13 of 15 people found the following review helpful.
A graceful insight into the nature of faith and identity
By Rachel
The book "Elders", written by Ryan McIlvain, features two LDS (Mormon) missionaries as they go about proseletyzing in the town of Carinha, Brazil. Elder McLeod is an American who is burnt out after eighteen months of proselytizing; he refuses to cater to the politics within the mission field and as a result, is characterized as difficult and unruly. Elder Passos, a Brazilian who joined the LDS church after the death of his mother, struggles to balance his faith with his identity. This story takes place against the backdrop of the 9/11 attacks and the American invasion of Iraq, a tension that is reflected in the hostile attitudes towards Elder McLeod. Elder McLeod and Elder Passos are companions; the strict missionary rules require them to spend every moment together, a fact that results in a tenuous friendship between two unlikely people. These characters are boys that are turning into men, with all of the uncertainty that marks such a transition.
Elder Passos is devout, overly-serious, ambitious about the future, and uncertain about his place in the world. He studies English in his spare time, hoping to attend BYU. Perhaps the most poignant moment came at a time when the entire country is watching Brazil play in the final match of the Latin American Football Championships on a Sunday, at the same time as church. The mission president, an American, has insisted that church cannot be canceled, rescheduled, or skipped. Looking at the mission president, Elder Passos sees "a man who could look at an entire culture and see a game, merely, who could look at a country-wide communion and see a crowd." As a Mormon, Passos possesses a simple, sincere faith: he believes, with all his heart, that the teachings of the Mormon Church are true.
The conflict in this story centers on an investigator Josefina and her husband Leandro. For Passos and McLeod, the stakes are high regarding these potential converts: in them, the two missionaries see the chance to resolve their internal conflicts. McLeod seeks `faith as a principle in action': to learn faith through the action of teaching others. Passos is seeks the potential convert, the `one star in a million, a golden elect', as a way of changing lives, just as his own life was changed after the death of his mother.

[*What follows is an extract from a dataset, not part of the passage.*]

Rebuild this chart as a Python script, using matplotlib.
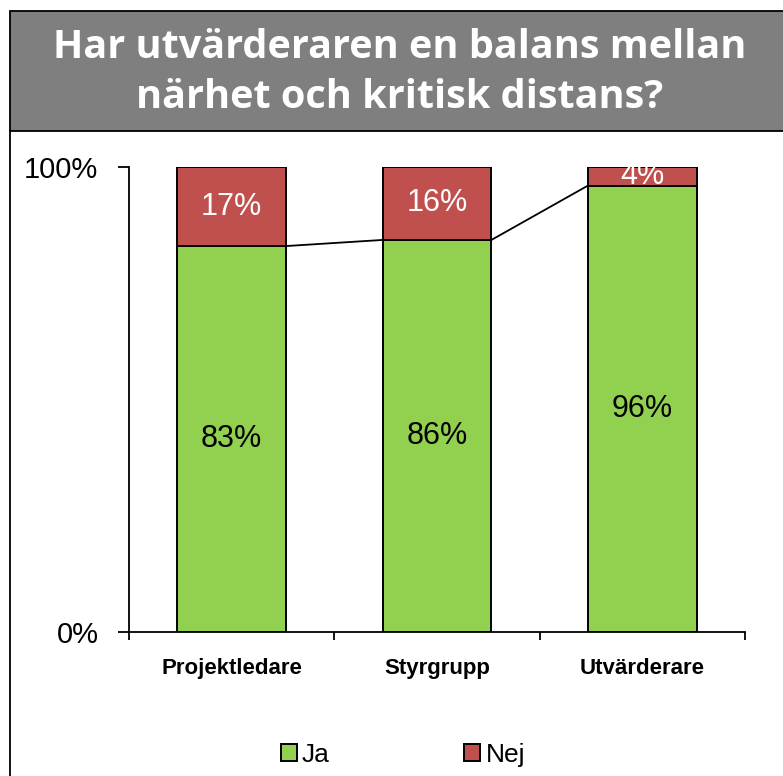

Most stories written about Mormons tend to go for the dramatic: all in or all out. Good versus bad. This is not one of those stories. Rather, this is a book that focuses on the small: the small gestures of friendship that are often misinterpreted or over-looked, the simmering doubts that never come to a full boil, the nagging worries and insecurities that accompany faith. The result was something quite beautiful, a story that lingered in the mind long after reading.